(1)Instance Failure detected by Cluster Manager and GCS
(2)Reconfiguration of GES resources (enqueues); global resource directory is frozen,During the first phase of recovery, Global Enqueue Services (GES) remasters the enqueues.
(3)Reconfiguration of GCS resources; involves redistribution among surviving instances,The Global Cache Services (GCS) remasters its resources.
(4)One of the surviving instances becomes the “recovering instance”
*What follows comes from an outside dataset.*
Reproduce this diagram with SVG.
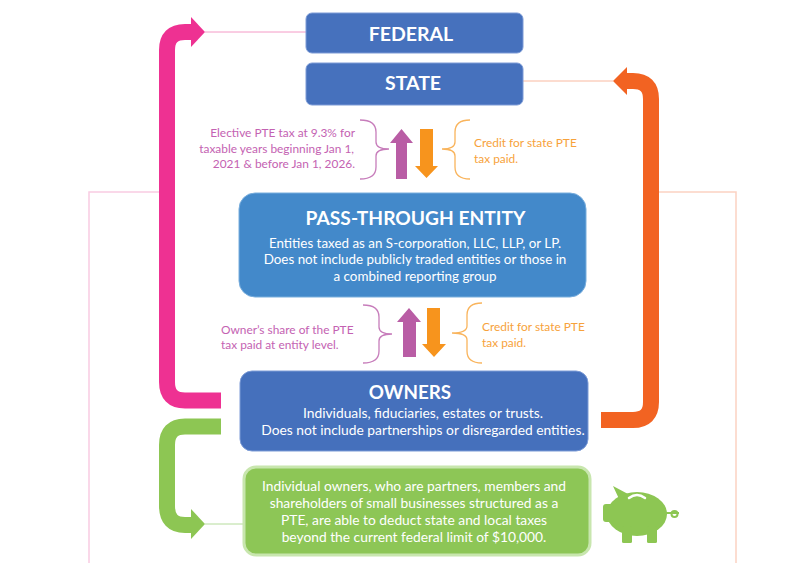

(5)SMON process of recovering instance starts first pass of redo log read of the failed instance’s redo log thread
(6)SMON finds BWR (block written records) in the redo and removes them as their PI is already written to disk
(7)SMON prepares recovery set of the blocks modified by the failed instance but not written to disk
(8)Entries in the recovery list are sorted by first dirty SCN
(9)SMON informs each block’s master node to take ownership of the block for recovery
(10)Second pass of log read begins.
(11)Redo is applied to the data files.
(12)Global Resource Directory is unfrozen
以上是rac instance recovery的步骤,有几点不明白的:
1.”Reconfiguration of GCS resources“这个应该指的是remaster block资源吧,比如把以crash instance为master node的block remaster到其他节点上,那“Reconfiguration of GES resources (enqueues)”这个是什么意思,具体会做些什么?